From CNN News
Study finds race and
gender gaps in organ
distribution
October 7, 1998
Web posted at: 9:49 a.m. EST (1449
GMT)
From Medical
Correspondent Dr. Steve
Salvatore
(CNN) -- Transplant
patients are living longer
than ever before, but a new
report finds that organs may not be distributed
proportionately according to race and sex.
A look in the 1997 report, published in this week's
Journal of the American Medical Association, shows graft
survival and patient survival rates are up. The conditional
three-year survival rate was up 90 percent for all organ
transplants except lung and heart/lung.
But not everyone is reaping the benefits. In a second study
of 7,125 kidney-dialysis patients in three states,
researchers found women, the poor and minorities were
much less likely to complete the steps of examination
needed to get on a waiting list for a donated kidney.
Blacks were 32 percent to 50 percent less likely to
complete the steps than whites. Women were 12 percent
less likely to complete the steps than men. Poor patients
were 22 percent to 33 percent less likely than the rich to
complete the steps.
The study did not look at why the steps were not pursued.
"The current organ allocation system is unfair to the
patients," said Secretary of Health and Human Services
Donna Shalala. "You can wait literally 500 days in one
part of the country, and walk off a golf course and get a
liver in another part of the country."
But who gets an organ ultimately depends on organ-donor
compatibility.
"There is a need if someone is to have the best graft
survival for biologic matching of the donor with the
recipient," said Dr.

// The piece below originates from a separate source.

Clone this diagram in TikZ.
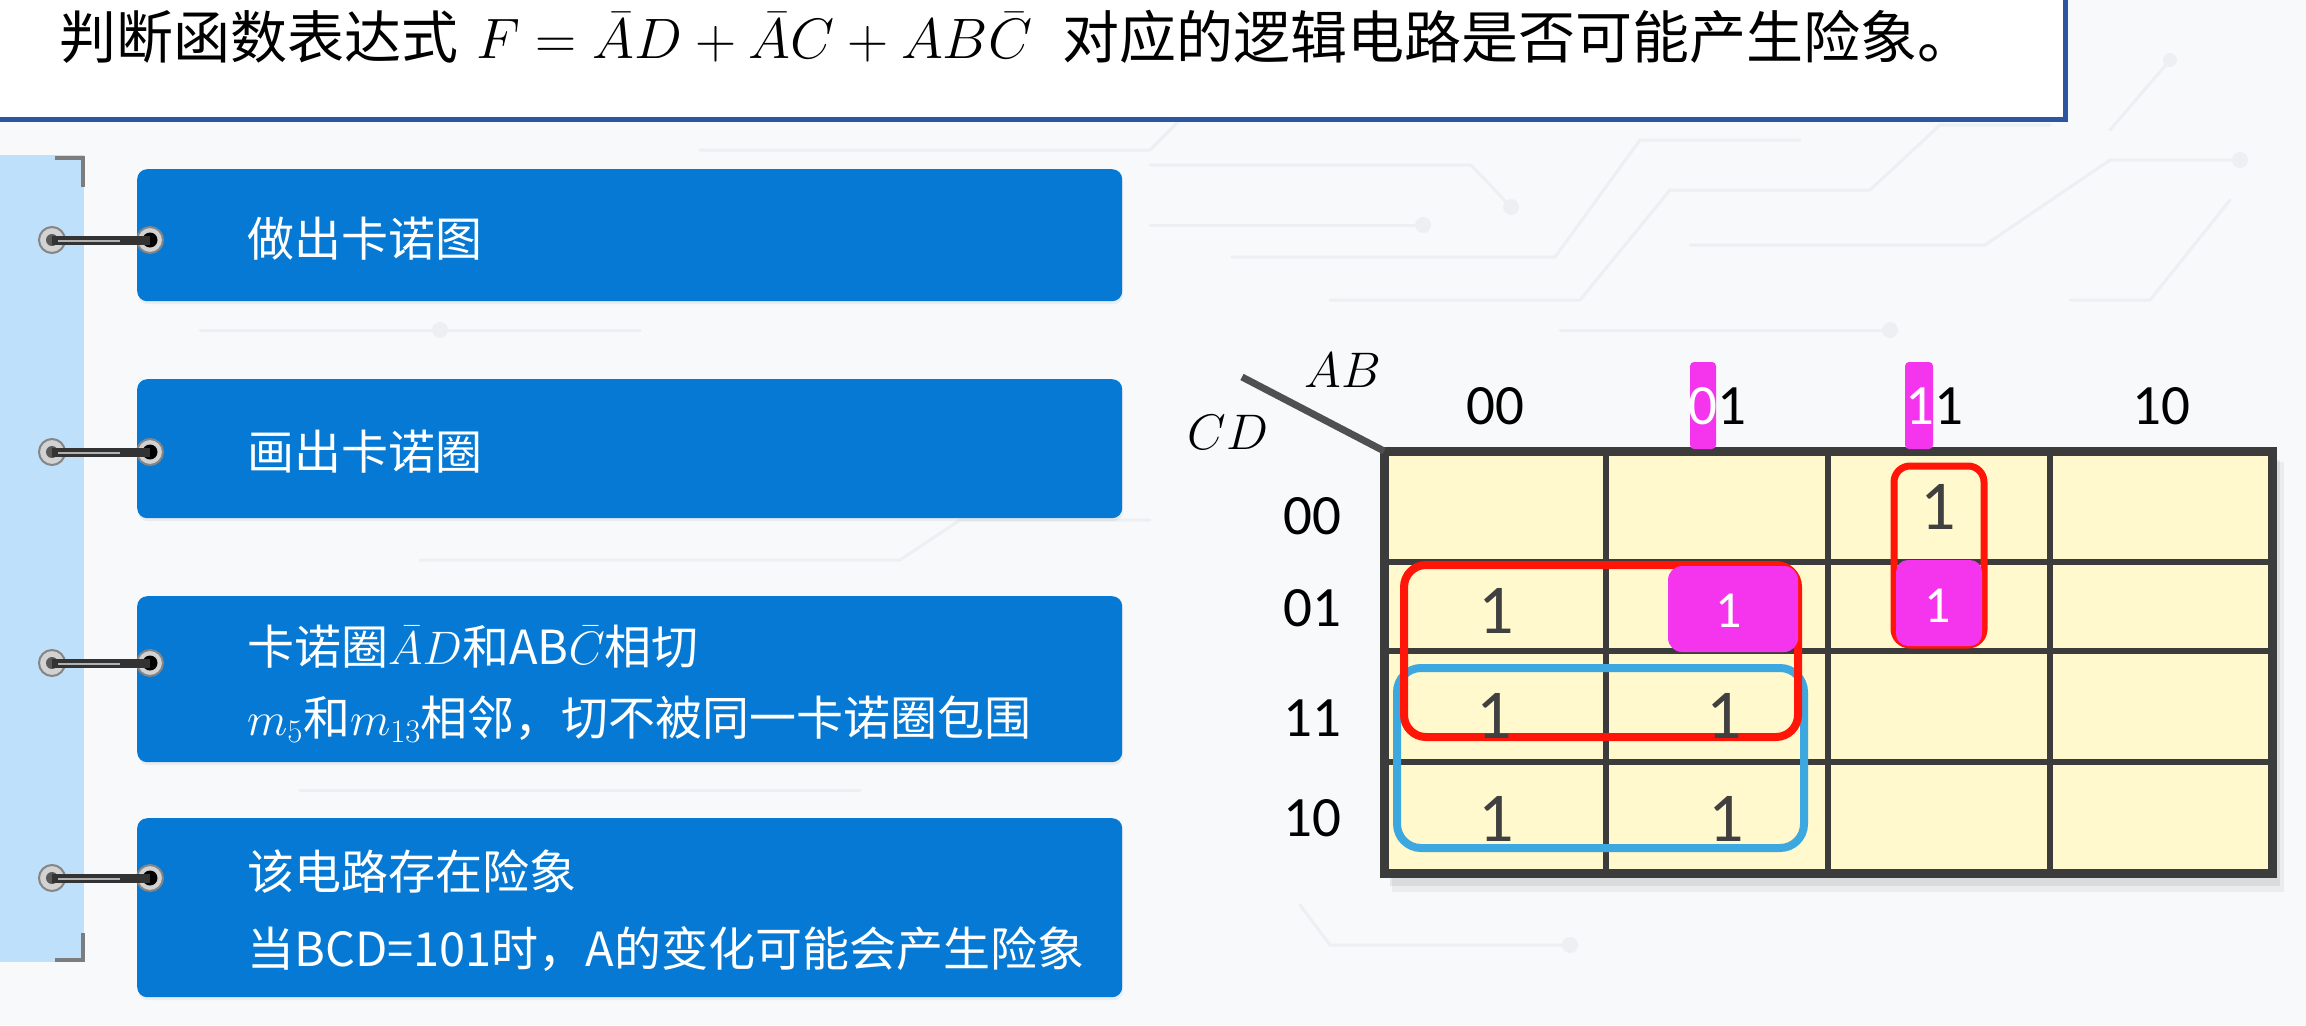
\RequirePackage{fix-cm}
\documentclass[tikz,border=0pt]{standalone}
\usepackage{fontspec}
\newfontfamily\cjk{Noto Sans CJK SC}
\newfontfamily\digitfont{Carlito}
\usetikzlibrary{shadows}
\definecolor{pagebg}{HTML}{F8F9FA}
\definecolor{tracecol}{HTML}{ECF0F3}
\definecolor{titleframe}{HTML}{2C56A4}
\definecolor{stepblue}{HTML}{0579D3}
\definecolor{spine}{HTML}{BEE0FA}
\definecolor{bracketgrey}{HTML}{7D7D7D}
\definecolor{ringgrey}{HTML}{D2D2D2}
\definecolor{ringedge}{HTML}{858585}
\definecolor{kfill}{HTML}{FFF9CD}
\definecolor{kline}{HTML}{3C3C3C}
\definecolor{loopred}{HTML}{FF1608}
\definecolor{loopblue}{HTML}{3CA8DF}
\definecolor{hilite}{HTML}{F535EE}
\definecolor{onecol}{HTML}{404040}
\begin{document}
\begin{tikzpicture}[x=1pt,y=-1pt,
  stepbox/.style={fill=stepblue, rounded corners=10pt, anchor=north west, inner sep=0pt, draw=none,
    drop shadow={opacity=0.10, shadow xshift=1pt, shadow yshift=-3pt}},
  steptext/.style={anchor=base west, inner sep=0pt, text=white, font=\cjk\fontsize{47}{56}\selectfont},
  ring/.style={circle, inner sep=0pt, minimum size=26pt, fill=ringgrey, draw=ringedge, line width=2pt},
  hookbar/.style={line width=9pt, draw=black!80},
  bracket/.style={draw=bracketgrey, line width=4pt},
  trace/.style={draw=tracecol, line width=3pt, line cap=round, line join=round},
  pad/.style={fill=tracecol},
  kgrid/.style={draw=kline, line width=6pt},
  loopline/.style={line width=8pt},
  hdr/.style={inner sep=0pt, font=\digitfont\fontsize{57}{60}\selectfont, text=black},
  axislabel/.style={inner sep=0pt, font=\fontsize{50}{55}\selectfont},
  one/.style={inner sep=0pt, font=\digitfont\fontsize{70}{72}\selectfont, text=onecol},
  onew/.style={inner sep=0pt, font=\digitfont\fontsize{52}{56}\selectfont, text=white},
]
\useasboundingbox (0,0) rectangle (2306,1025);
\fill[pagebg] (0,0) rectangle (2306,1025);

% faint circuit traces in the background
\draw[trace] (1150,165) -- (1471,165) -- (1511,207);
\fill[pad] (1511,207) circle (8);
\draw[trace] (1150,225) -- (1423,225);
\fill[pad] (1423,225) circle (8);
\draw[trace] (1232,257) -- (1555,257) -- (1640,140) -- (1800,140);
\draw[trace] (1330,300) -- (1580,300) -- (1670,190) -- (1870,190) -- (1940,125) -- (2050,125);
\draw[trace] (1690,245) -- (1985,245) -- (2110,160) -- (2240,160);
\fill[pad] (2240,160) circle (8);
\draw[trace] (1560,330) -- (1890,330);
\fill[pad] (1890,330) circle (8);
\draw[trace] (2070,300) -- (2150,300) -- (2230,200);
\draw[trace] (2110,130) -- (2170,60);
\fill[pad] (2170,60) circle (7);
\draw[trace] (200,330) -- (640,330);
\fill[pad] (440,330) circle (8);
\draw[trace] (700,150) -- (1150,150) -- (1190,110);
\draw[trace] (420,560) -- (900,560) -- (960,520) -- (1150,520);
\draw[trace] (300,790) -- (860,790);
\draw[trace] (1300,905) -- (1330,945) -- (1570,945);
\fill[pad] (1570,945) circle (8);

% title panel
\draw[titleframe, line width=5pt, fill=white] (-10,-10) rectangle (2065,119);
\node[anchor=base west, inner sep=0pt, font=\cjk\fontsize{57}{62}\selectfont] (title) at (59,59)
  {判断函数表达式\hspace{18pt}$F=\bar{A}D+\bar{A}C+AB\bar{C}$\hspace{30pt}对应的逻辑电路是否可能产生险象。};

% binder spine with corner brackets
\fill[spine] (0,155) rectangle (84,962);
\draw[bracket] (55,158) -- (83,158) -- (83,187);
\draw[bracket] (83,933) -- (83,960) -- (55,960);

% step boxes
\node[stepbox, minimum width=985pt, minimum height=132pt] (s1) at (137,169) {};
\node[stepbox, minimum width=985pt, minimum height=139pt] (s2) at (137,379) {};
\node[stepbox, minimum width=985pt, minimum height=166pt] (s3) at (137,596) {};
\node[stepbox, minimum width=985pt, minimum height=179pt] (s4) at (137,818) {};

\node[steptext] (t1) at (247,256) {做出卡诺图};
\node[steptext] (t2) at (247,469) {画出卡诺圈};
\node[steptext] (t3a) at (247,664) {卡诺圈$\bar{A}D$和AB$\bar{C}$相切};
\node[steptext] (t3b) at (247,735) {$m_5$和$m_{13}$相邻，切不被同一卡诺圈包围};
\node[steptext] (t4a) at (247,889) {该电路存在险象};
\node[steptext] (t4b) at (247,966) {当BCD=101时，A的变化可能会产生险象};

% rings hooking each box to the spine
\foreach \i/\yy in {1/240,2/452,3/663,4/878}{
  \node[ring] (hl\i) at (52,\yy) {};
  \node[ring] (hr\i) at (150,\yy) {};
  \fill[black!65] (hl\i.center) circle (6);
  \fill[black] (hr\i.center) circle (7.5);
  \draw[hookbar] (hl\i.center) -- (hr\i.center);
  \draw[white!70!black, line width=2.5pt] ([xshift=6pt,yshift=-1pt]hl\i.center) -- ([xshift=-30pt,yshift=-1pt]hr\i.center);
}

% Karnaugh map: shadow, cells and grid
\fill[black, opacity=0.07] (1390,460) rectangle (2280,886);
\fill[black, opacity=0.05] (1392,462) rectangle (2284,892);
\fill[kfill] (1384,451) rectangle (2272,873);
\coordinate (kNW) at (1384,451);
\foreach \xx in {1606,1828,2050} \draw[kgrid] (\xx,451) -- (\xx,873);
\foreach \yy in {562,651,762} \draw[kgrid] (1384,\yy) -- (2272,\yy);
\draw[kgrid, line width=9pt] (1384,451) rectangle (2272,873);

% corner diagonal and variable names
\coordinate (diagend) at (1242,377);
\draw[draw=kline!90, line width=7pt] (diagend) -- (kNW);
\node[axislabel] (ab) at (1343,370) {$AB$};
\node[axislabel] (cd) at (1228,432) {$CD$};

% column and row headings
\fill[hilite, rounded corners=4pt] (1690,362) rectangle (1716,449);
\fill[hilite, rounded corners=4pt] (1905,362) rectangle (1933,449);
\node[hdr] (c00) at (1495,406) {00};
\node[hdr] (c01) at (1717,406) {\textcolor{white}{0}1};
\node[hdr] (c11) at (1934,406) {\textcolor{white}{1}1};
\node[hdr] (c10) at (2161,406) {10};
\node[hdr] (r00) at (1312,516) {00};
\node[hdr] (r01) at (1312,608) {01};
\node[hdr] (r11) at (1312,718) {11};
\node[hdr] (r10) at (1312,818) {10};

% groupings
\draw[loopline, draw=loopblue, rounded corners=24pt] (1397,668) rectangle (1804,848);
\draw[loopline, draw=loopred, rounded corners=22pt] (1404,565) rectangle (1798,737);
\draw[loopline, draw=loopred, rounded corners=16pt, line width=7pt] (1894,466) rectangle (1984,645);

% highlighted adjacent minterms
\fill[hilite, rounded corners=14pt] (1668,566) rectangle (1798,652);
\fill[hilite, rounded corners=12pt] (1896,560) rectangle (1982,646);

% cell entries
\node[one] (m12) at (1938,507) {1};
\node[one] (m1) at (1496,611) {1};
\node[onew] (m5) at (1729,611) {1};
\node[onew] (m13) at (1938,606) {1};
\node[one] (m3) at (1494,716) {1};
\node[one] (m7) at (1724,716) {1};
\node[one] (m2) at (1496,819) {1};
\node[one] (m6) at (1726,819) {1};
\end{tikzpicture}
\end{document}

Edgar Milford of Brigham and
Woman's Hospital. "And that biologic matching
unfortunately, is less likely to occur when the donor is
Caucasian and the recipient is black."
Dr. Ashwini Sehgal, co-author of the study, says the
difference in organ distribution could be due to a variety
of factors including lack of a standard ranking system of
transplant patients, patients who do not want a transplant,
or patients who are medically unsuitable for a transplant.
There are efforts under way to improve the allocation of
organs.
Shalala says those who are sickest should get transplants
first and where someone lives should not hurt his or her
chances of getting a transplant.
"We need organs to follow need patients, not the organs to
stay in one place and expect the patients to come to them,"
she said.
United Network for Organ Sharing (UNOS), which is in
charge of organ sharing in the United States, opposes a
national system and fears if organs are given to the sickest
first, many will not survive -- resulting in organs being
wasted.
The Department of Health and Human Services disagrees
and insists it's only trying to set better, national standards
-- and wants transplant experts to work out the details.
The Associated Press contributed to this report.